Fortunately, Wendy has a good eye and Spike is sweet eye candy, can dance to just about anything, and even carry on some conversation, although mostly about his great high school lacrosse career. We kept him around as our dance bitch, letting him think he was so hot with his '80s mohawk and two women on the dance floor, all the while we are checking out what else Rocci can stir up for the Barfly Princesses.

I love rock and roll. And beer. And a smoky treat or two. The night is progressing. Wendy, now pretty much completely Isis, has added her black panties to the bra collection hanging from the ceiling. Seemed appropriate at the time. She has also added an unlikely character to our table, Thor. Celebrating his birthday since early on in the afternoon, Thor's attention was captured by me, Zena, Wingman Princess.
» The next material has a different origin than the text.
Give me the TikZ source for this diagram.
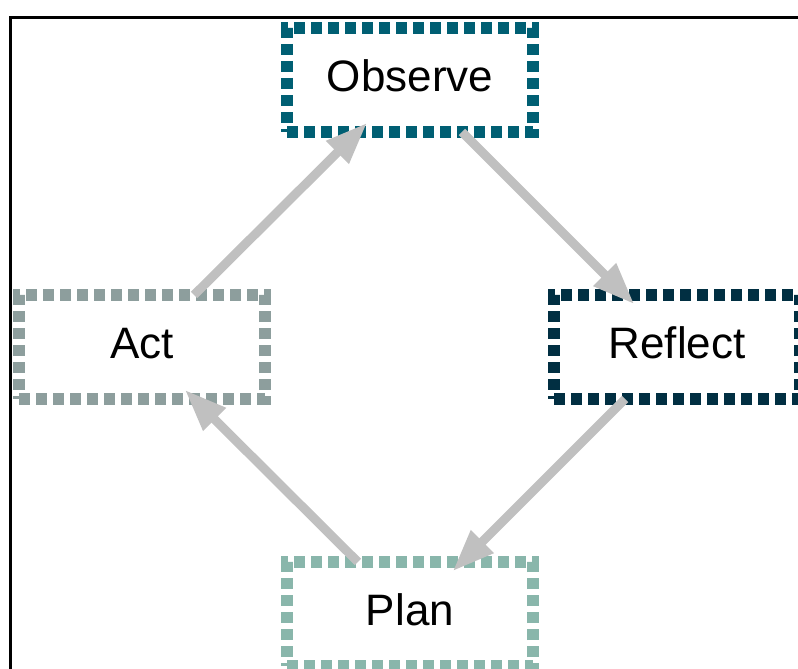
\documentclass[tikz,border=0pt]{standalone}
\usepackage{fontspec}
\setmainfont{Liberation Sans}
\usetikzlibrary{arrows.meta,positioning}
\definecolor{ink}{RGB}{0,0,0}
\definecolor{obscol}{RGB}{0,95,115}
\definecolor{reflcol}{RGB}{1,47,66}
\definecolor{plancol}{RGB}{137,182,171}
\definecolor{actcol}{RGB}{141,158,157}
\definecolor{arrowgray}{RGB}{192,192,192}

\begin{document}
\begin{tikzpicture}[
  x=1pt, y=-1pt,
  font=\fontsize{44}{50}\selectfont,
  box/.style={draw=#1, fill=white, line width=11.5pt, dash pattern=on 11pt off 6pt,
              minimum width=246pt, minimum height=104pt, inner sep=0pt, outer sep=0pt,
              text depth=8pt},
  flow/.style={-{Triangle[length=42pt,width=30pt]}, line width=9pt, draw=arrowgray,
               shorten >=-13pt},
]
\useasboundingbox (0,0) rectangle (798,669);
\clip (0,0) rectangle (798,669);
% ------------------------------------------------------------------ frame
\draw[ink, line width=3pt] (10.5,700) -- (10.5,18) -- (830,18);

% ------------------------------------------------------------------ nodes
\node[box=obscol]  (obs)  at (410,80)  {Observe};
\node[box=reflcol] (refl) at (677,347) {Reflect};
\node[box=plancol] (plan) at (410,614) {Plan};
\node[box=actcol]  (act)  at (142,347) {Act};

% ------------------------------------------------------------------ cycle
\draw[flow] (act)  -- (obs);
\draw[flow] (obs)  -- (refl);
\draw[flow] (refl) -- (plan);
\draw[flow] (plan) -- (act);
\end{tikzpicture}
\end{document}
Might as well jump! The four of us, Isis, Spike, Birthday Boy Thor, and me, end up at an after-hours dance club where struggling to get your feet unstuck from the floor is disguised as bump-n-grind dancing. Although I did my best to assist the hookup of Isis and Spike, it's not looking good. Before Spike tips over and starts whining for his teddy, we call it a night. Despite Wendy's exciting yet unsatisfying night, I am feeling quite successful. I bet Thor is, too. For his birthday, he got my name and phone number. Both real. Sometimes you have to let go of the code.